**YOUR OBJECTIVE:** Can you set down, exactly as they appear below, the lines from the opening of the material through the one bearing "ax = fig.add_axes([0.1377, 0.2576, 0.857", minus the pictures?

**PROVIDED MATERIAL:**
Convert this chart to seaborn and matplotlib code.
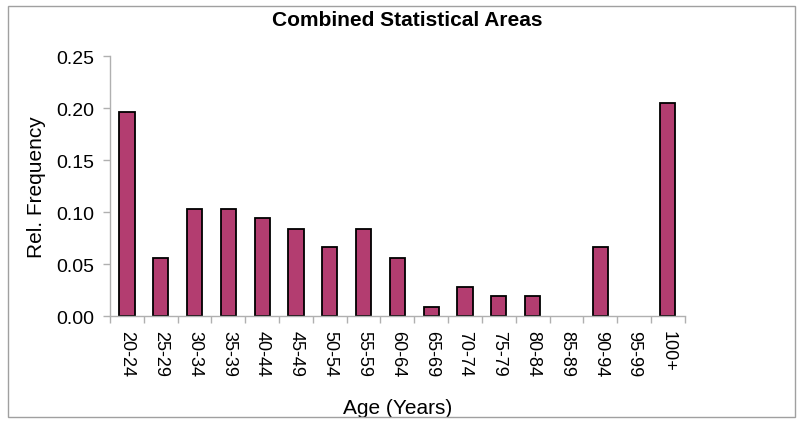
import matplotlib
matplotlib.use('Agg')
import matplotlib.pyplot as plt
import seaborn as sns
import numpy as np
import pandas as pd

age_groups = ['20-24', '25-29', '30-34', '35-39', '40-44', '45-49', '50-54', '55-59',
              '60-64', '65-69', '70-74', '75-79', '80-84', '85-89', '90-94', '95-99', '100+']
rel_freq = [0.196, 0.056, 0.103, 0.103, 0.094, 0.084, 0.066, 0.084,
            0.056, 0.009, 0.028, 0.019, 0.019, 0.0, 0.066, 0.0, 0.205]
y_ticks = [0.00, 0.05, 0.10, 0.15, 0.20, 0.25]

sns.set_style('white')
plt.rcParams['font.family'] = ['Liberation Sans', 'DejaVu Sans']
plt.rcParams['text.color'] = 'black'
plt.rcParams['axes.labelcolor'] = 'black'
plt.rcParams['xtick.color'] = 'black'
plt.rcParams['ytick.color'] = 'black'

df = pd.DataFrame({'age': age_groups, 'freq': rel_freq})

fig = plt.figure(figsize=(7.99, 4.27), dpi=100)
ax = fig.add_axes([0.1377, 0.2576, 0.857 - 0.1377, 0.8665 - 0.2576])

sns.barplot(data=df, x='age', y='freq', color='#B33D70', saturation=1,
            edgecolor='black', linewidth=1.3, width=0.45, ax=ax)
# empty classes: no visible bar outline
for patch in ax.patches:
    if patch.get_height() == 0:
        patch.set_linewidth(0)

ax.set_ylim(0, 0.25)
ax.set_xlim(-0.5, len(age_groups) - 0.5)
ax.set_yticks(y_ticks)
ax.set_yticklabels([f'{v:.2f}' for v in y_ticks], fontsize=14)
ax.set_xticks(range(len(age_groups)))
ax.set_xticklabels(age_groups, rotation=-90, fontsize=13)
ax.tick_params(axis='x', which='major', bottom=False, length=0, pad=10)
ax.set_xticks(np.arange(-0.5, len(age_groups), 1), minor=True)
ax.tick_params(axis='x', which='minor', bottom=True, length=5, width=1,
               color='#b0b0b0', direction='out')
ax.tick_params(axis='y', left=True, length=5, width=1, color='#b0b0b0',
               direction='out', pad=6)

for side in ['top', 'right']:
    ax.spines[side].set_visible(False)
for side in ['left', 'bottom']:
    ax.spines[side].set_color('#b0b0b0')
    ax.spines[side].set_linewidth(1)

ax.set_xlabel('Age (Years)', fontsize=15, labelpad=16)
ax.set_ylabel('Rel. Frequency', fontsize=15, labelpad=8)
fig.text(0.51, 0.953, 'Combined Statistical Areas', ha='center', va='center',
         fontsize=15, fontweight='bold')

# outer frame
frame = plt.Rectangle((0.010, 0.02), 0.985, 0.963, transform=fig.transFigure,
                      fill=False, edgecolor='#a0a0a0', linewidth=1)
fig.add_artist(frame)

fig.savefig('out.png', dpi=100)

**SOLUTION FOR THIS EXERCISE:**
Convert this chart to seaborn and matplotlib code.
import matplotlib
matplotlib.use('Agg')
import matplotlib.pyplot as plt
import seaborn as sns
import numpy as np
import pandas as pd

age_groups = ['20-24', '25-29', '30-34', '35-39', '40-44', '45-49', '50-54', '55-59',
              '60-64', '65-69', '70-74', '75-79', '80-84', '85-89', '90-94', '95-99', '100+']
rel_freq = [0.196, 0.056, 0.103, 0.103, 0.094, 0.084, 0.066, 0.084,
            0.056, 0.009, 0.028, 0.019, 0.019, 0.0, 0.066, 0.0, 0.205]
y_ticks = [0.00, 0.05, 0.10, 0.15, 0.20, 0.25]

sns.set_style('white')
plt.rcParams['font.family'] = ['Liberation Sans', 'DejaVu Sans']
plt.rcParams['text.color'] = 'black'
plt.rcParams['axes.labelcolor'] = 'black'
plt.rcParams['xtick.color'] = 'black'
plt.rcParams['ytick.color'] = 'black'

df = pd.DataFrame({'age': age_groups, 'freq': rel_freq})

fig = plt.figure(figsize=(7.99, 4.27), dpi=100)
ax = fig.add_axes([0.1377, 0.2576, 0.857 - 0.1377, 0.8665 - 0.2576])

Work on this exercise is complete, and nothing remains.